- What is asked -
Give the number of lines that include the string "this", nothing more.

[Recorded data]
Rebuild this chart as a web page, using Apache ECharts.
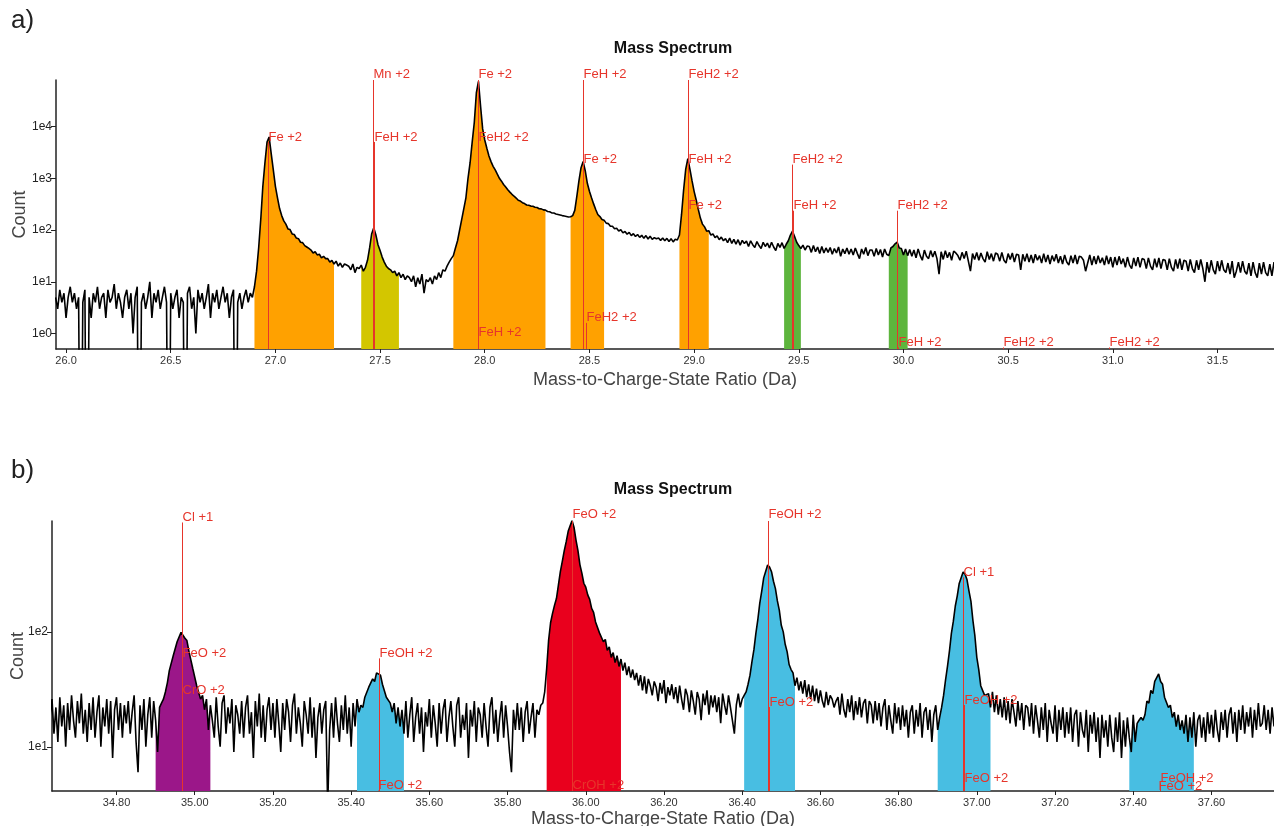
<!DOCTYPE html>
<html><head><meta charset="utf-8">
<script src="https://cdn.jsdelivr.net/npm/echarts@6/dist/echarts.min.js"></script>
<style>html,body{margin:0;padding:0;background:#fff}#c{width:1274px;height:826px}</style>
</head><body><div id="c"></div>
<script>
// ---------- data (counts) ----------
const topStart = 25.95, topStep = 0.01;
const topCounts = [
5,3,7,4,6,2,5,8,4,6,
3,5,0,4,7,0,5,2,6,4,
8,3,5,6,2,7,4,5,9,3,
6,4,2,5,7,3,6,1,5,8,
0,4,6,3,5,10,2,6,4,7,
3,5,8,4,0,6,3,5,7,2,
5,4,0,6,8,3,5,1,7,4,
6,3,5,9,2,6,4,7,3,5,
8,4,6,2,5,7,0,4,6,3,
5,7,4,6,5,8,16,45,160,700,
2000,5000,6300,3000,1450,700,420,260,190,150,
130,105,102,84,82,70,68,58,57,50,
47,44,41,36,38,33,34,29,31,28,
28,24,26,22,25,20,23,19,22,21,
20,17,22,15,19,18,21,16,19,26,
45,85,110,80,52,40,30,24,20,18,
17,15,16,13,15,12,14,11,13,12,
10,13,8,12,9,14,6,11,10,12,
9,13,11,15,12,17,16,20,24,28,
32,45,62,100,160,260,420,1000,2000,5000,
12000,45000,75000,25000,9000,5500,3800,2700,2100,1700,
1450,1200,1000,880,760,680,600,540,490,450,
415,375,362,338,325,305,302,290,288,276,
272,258,256,245,242,228,226,214,213,204,
200,195,190,186,182,178,180,190,240,450,
900,1600,2100,1400,800,560,420,320,250,200,
182,160,154,136,133,118,118,106,108,96,
101,88,94,83,90,78,85,75,82,72,
79,69,78,67,76,66,71,68,70,63,
70,62,69,60,68,59,66,64,80,200,
600,1500,2400,1500,900,560,380,250,170,130,
115,95,97,80,84,71,77,65,73,62,
68,57,70,55,66,53,65,51,63,55,
61,48,62,52,46,60,50,44,58,48,
56,45,58,47,40,55,46,57,44,53,
62,80,95,75,58,50,44,51,41,49,
48,37,50,38,47,35,48,36,45,37,
46,34,44,36,47,31,43,35,45,34,
43,33,45,35,28,43,34,46,32,41,
41,31,44,33,42,30,43,34,32,45,
48,54,58,45,44,33,43,32,42,31,
41,29,43,32,26,41,31,28,40,30,
39,28,14,38,27,40,29,37,26,39,
36,32,26,37,28,39,25,16,35,27,
37,26,36,28,24,38,27,35,25,36,
34,25,37,26,23,35,27,36,24,34,
33,17,34,25,35,24,33,23,34,26,
32,23,35,24,33,22,32,25,34,23,
31,22,33,24,21,32,23,33,22,31,
30,26,16,23,33,21,31,22,32,23,
29,21,32,22,30,19,30,21,31,22,
28,19,30,21,18,29,20,30,19,28,
27,18,29,20,17,28,19,29,18,27,
26,17,28,19,16,27,18,28,17,26,
25,16,27,18,15,26,17,27,18,10,
24,15,26,17,14,25,16,26,17,15,
23,14,25,12,16,24,15,25,16,14,
23,13,24,15,12,23,14,24,15,13,
22,13,24,15,23,14,22,13,23,15
];
const bottomStart = 34.63, bottomStep = 0.005;
const bottomCounts = [
18,26,13,22,11,27,15,23,10,24,14,28,17,12,25,16,29,13,21,11,
24,14,27,12,20,28,10,22,15,26,13,25,8,21,27,14,24,12,23,16,
25,13,20,28,11,6,23,14,26,10,19,27,12,25,17,9,22,24,26,30,
36,46,45,62,60,82,84,99,100,88,84,68,66,48,47,34,35,26,28,21,
26,14,23,17,12,27,15,10,24,28,13,22,16,26,9,23,19,13,25,12,
22,28,13,20,8,25,15,29,12,23,11,21,27,14,24,12,26,16,9,24,
14,26,20,11,23,29,13,22,16,10,25,19,13,27,12,22,8,18,24,13,
21,25,3,14,24,12,27,16,11,23,14,28,13,22,10,24,15,26,20,23,
22,27,26,33,32,39,37,44,44,42,35,34,27,28,24,20,24,16,22,15,
21,13,25,12,19,27,11,18,24,13,22,9,20,15,26,12,23,16,10,24,
13,21,26,11,18,25,15,10,23,27,12,19,14,24,8,21,15,25,11,22,
19,12,24,15,10,22,27,13,21,11,18,25,12,23,15,9,6,21,14,24,
14,22,11,20,25,13,18,24,12,21,19,23,24,30,48,85,120,145,170,195,
255,335,410,510,610,750,840,930,810,630,510,385,325,265,245,210,192,160,148,122,
118,98,100,82,86,69,74,60,66,54,62,50,58,46,54,42,50,40,47,38,
44,34,42,31,41,29,39,34,28,37,33,25,36,29,38,24,33,28,35,26,
33,24,34,26,21,32,28,20,31,25,19,30,26,17,29,23,31,19,28,22,
28,20,27,16,29,23,19,28,22,17,13,23,29,22,26,28,30,35,42,55,
70,97,128,178,226,295,336,382,366,334,276,238,186,154,114,100,78,67,52,47,
44,34,40,31,37,29,38,27,35,26,34,25,32,24,31,25,22,30,23,28,
26,22,25,27,19,29,21,18,26,20,28,17,25,19,27,18,24,26,16,25,
23,16,25,17,24,15,22,26,14,23,17,13,24,16,22,14,23,15,21,12,
20,23,13,21,15,24,12,20,22,14,21,11,19,23,14,18,22,28,38,50,
68,97,124,168,206,264,296,332,318,284,226,184,126,93,60,47,34,33,28,29,
29,22,30,20,28,19,26,18,27,17,25,16,26,20,15,25,17,24,14,23,
22,15,24,13,23,17,12,22,14,24,11,21,16,13,23,11,21,14,22,12,
20,13,22,11,19,21,10,20,14,12,21,9,19,13,20,11,18,8,19,12,
17,10,19,12,9,18,11,20,8,17,10,18,12,9,19,11,16,17,18,17,
19,25,24,31,29,37,38,43,37,35,27,28,22,23,18,20,15,19,14,17,
13,19,11,18,12,20,10,17,19,12,18,11,20,13,19,12,21,14,11,20,
14,21,12,19,22,13,20,11,21,14,23,13,20,15,22,12,21,14,24,15,
16,23,14,21,13,22,15,24,14,21,16,22,15,21,14,23,16,22,15,21
];
const topXTicks = [26.0,26.5,27.0,27.5,28.0,28.5,29.0,29.5,30.0,30.5,31.0,31.5];
const bottomXTicks = [34.8,35.0,35.2,35.4,35.6,35.8,36.0,36.2,36.4,36.6,36.8,37.0,37.2,37.4,37.6];
const topYTickExp = [0,1,2,3,4];
const bottomYTickExp = [1,2];

const topRegionFrom = [26.892,27.404,27.847,28.408,28.921,29.426,29.929];
const topRegionTo   = [27.285,27.590,28.296,28.577,29.072,29.510,30.022];
const topRegionIon  = ['Fe','Mn','Fe','Fe','Fe','FeH','FeH'];
const bottomRegionFrom = [34.900,35.414,35.897,36.404,36.898,37.386];
const bottomRegionTo   = [35.042,35.536,36.090,36.538,37.037,37.555];
const bottomRegionIon  = ['CrO','FeOH','FeO','FeOH','FeOH','FeOH'];

const topLabelX = [26.966,27.468,27.471,27.968,27.970,27.970,28.470,28.470,28.486,28.972,28.972,28.972,29.470,29.471,29.970,29.975,30.476,30.980];
const topLabelLevel = [6300,100000,6300,100000,6300,1.05,100000,2300,2.0,100000,2300,295,2300,295,295,0.67,0.67,0.67];
const topLabelText = ['Fe +2','Mn +2','FeH +2','Fe +2','FeH2 +2','FeH +2','FeH +2','Fe +2','FeH2 +2','FeH2 +2','FeH +2','Fe +2','FeH2 +2','FeH +2','FeH2 +2','FeH +2','FeH2 +2','FeH2 +2'];
const bottomLabelX = [34.967,34.968,34.968,35.470,35.469,35.964,35.966,36.467,36.468,36.965,36.966,36.966,37.468,37.463];
const bottomLabelLevel = [990,65,31,65,4.6,1050,4.6,1050,24.5,330,25.5,5.3,5.3,4.55];
const bottomLabelText = ['Cl +1','FeO +2','CrO +2','FeOH +2','FeO +2','FeO +2','CrOH +2','FeOH +2','FeO +2','Cl +1','FeOH +2','FeO +2','FeOH +2','FeO +2'];

// ---------- styles ----------
const ionColor = {Fe:'#FFA100', Mn:'#D3C600', FeH:'#5DB53D', CrO:'#9B1789', FeO:'#E9001D', FeOH:'#48BEE2'};
const RED = '#E6352B';
const FONT = '"Liberation Sans", Arial, sans-serif';

function toLog(c){ return c > 0 ? Math.log10(c) : -5; }
function points(start, step, counts){ return counts.map((c,i)=>[+(start+i*step).toFixed(4), toLog(c)]); }
const topPts = points(topStart, topStep, topCounts);
const bottomPts = points(bottomStart, bottomStep, bottomCounts);

function minorTicks(lo, hi){
  const out = [];
  for (let n = Math.floor(lo)-1; n <= Math.ceil(hi); n++)
    for (let k = 2; k <= 9; k++) { const v = n + Math.log10(k); if (v > lo && v < hi) out.push(v); }
  return out;
}

const TOPY = [-0.3, 4.9], BOTY = [0.615, 2.965];

function regionSeries(pts, from, to, ion, xi, yi){
  return from.map((a,i)=>({
    type:'line', xAxisIndex:xi, yAxisIndex:yi, silent:true, symbol:'none', z:1,
    data: pts.filter(p=>p[0] >= a - 1e-9 && p[0] <= to[i] + 1e-9),
    lineStyle:{width:0}, itemStyle:{color:ionColor[ion[i]]},
    areaStyle:{color:ionColor[ion[i]], opacity:1, origin:'start'}
  }));
}
function labelSeries(xs, levels, texts, xi, yi){
  return {
    type:'custom', xAxisIndex:xi, yAxisIndex:yi, clip:false, silent:true, z:5,
    data: xs.map((x,i)=>[x, Math.log10(levels[i])]),
    renderItem: (params, api) => {
      const i = params.dataIndex;
      const p = api.coord([api.value(0), api.value(1)]);
      const cs = params.coordSys;
      const bottom = cs.y + cs.height;
      const top = Math.max(cs.y, p[1] + 5);
      const x = Math.round(p[0]) + 0.5;
      const children = [];
      if (top < bottom) children.push({type:'line', shape:{x1:x, y1:top, x2:x, y2:bottom}, style:{stroke:RED, lineWidth:1}});
      children.push({type:'text', x:x, y:p[1], style:{text:texts[i], fill:RED, font:'13px '+FONT, align:'left', verticalAlign:'middle'}});
      return {type:'group', children};
    }
  };
}
function xAxis(gi, min, max, ticks, digits){
  return {type:'value', gridIndex:gi, min, max,
    axisLine:{show:true, onZero:false, lineStyle:{color:'#222', width:1.5}},
    axisTick:{show:true, customValues:ticks, length:4, lineStyle:{color:'#222'}},
    axisLabel:{customValues:ticks, formatter:v=>v.toFixed(digits), color:'#333', fontSize:11, margin:6, fontFamily:FONT},
    splitLine:{show:false},
    name:'Mass-to-Charge-State Ratio (Da)', nameLocation:'middle', nameGap: gi===0?22:19, nameMoveOverlap:false,
    nameTextStyle:{fontSize:18, color:'#444', fontFamily:FONT}};
}
function yAxis(gi, ext, exps, gap){
  return {type:'value', gridIndex:gi, min:ext[0], max:ext[1],
    axisLine:{show:true, onZero:false, lineStyle:{color:'#222', width:1.5}},
    axisTick:{show:true, customValues:exps, length:5, lineStyle:{color:'#222'}},
    axisLabel:{customValues:exps, formatter:v=>'1e'+Math.round(v), color:'#222', fontSize:12, margin:4, fontFamily:FONT},
    splitLine:{show:false},
    name:'Count', nameLocation:'middle', nameGap:gap, nameRotate:90, nameMoveOverlap:false,
    nameTextStyle:{fontSize:18, color:'#444', fontFamily:FONT}};
}
function yMinor(gi, ext){
  return {type:'value', gridIndex:gi, min:ext[0], max:ext[1],
    axisLine:{show:false}, axisLabel:{show:false}, splitLine:{show:false},
    axisTick:{show:true, customValues:minorTicks(ext[0], ext[1]), length:3, lineStyle:{color:'#222'}}};
}

const chart = echarts.init(document.getElementById('c'), null, {renderer:'canvas'});
chart.setOption({
  animation:false,
  backgroundColor:'#fff',
  title:[
    {text:'Mass Spectrum', left:668, top:36, textAlign:'center', textStyle:{fontSize:16, fontWeight:'bold', color:'#111', fontFamily:FONT}},
    {text:'Mass Spectrum', left:668, top:477, textAlign:'center', textStyle:{fontSize:16, fontWeight:'bold', color:'#111', fontFamily:FONT}}
  ],
  graphic:[
    {type:'text', left:11, top:8, style:{text:'a)', font:'26px '+FONT, fill:'#222'}},
    {type:'text', left:11, top:458, style:{text:'b)', font:'26px '+FONT, fill:'#222'}}
  ],
  grid:[
    {left:56, right:0, top:80, height:269, containLabel:false, outerBoundsMode:'none'},
    {left:52, right:0, top:521, height:270, containLabel:false, outerBoundsMode:'none'}
  ],
  xAxis:[ xAxis(0, 25.952, 31.77, topXTicks, 1), xAxis(1, 34.635, 37.76, bottomXTicks, 2) ],
  yAxis:[ yAxis(0, TOPY, topYTickExp, 27), yMinor(0, TOPY), yAxis(1, BOTY, bottomYTickExp, 25), yMinor(1, BOTY) ],
  series:[].concat(
    regionSeries(topPts, topRegionFrom, topRegionTo, topRegionIon, 0, 0),
    regionSeries(bottomPts, bottomRegionFrom, bottomRegionTo, bottomRegionIon, 1, 2),
    [
      {type:'line', xAxisIndex:0, yAxisIndex:0, data:topPts, symbol:'none', silent:true, z:3, lineStyle:{color:'#000', width:1.6}},
      {type:'line', xAxisIndex:1, yAxisIndex:2, data:bottomPts, symbol:'none', silent:true, z:3, lineStyle:{color:'#000', width:1.6}},
      labelSeries(topLabelX, topLabelLevel, topLabelText, 0, 0),
      labelSeries(bottomLabelX, bottomLabelLevel, bottomLabelText, 1, 2)
    ]
  )
});
</script></body></html>
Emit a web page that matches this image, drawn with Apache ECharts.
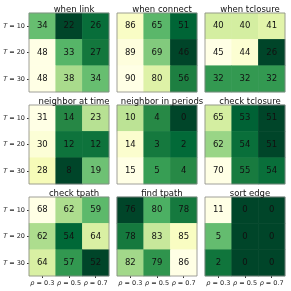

- Response below -
2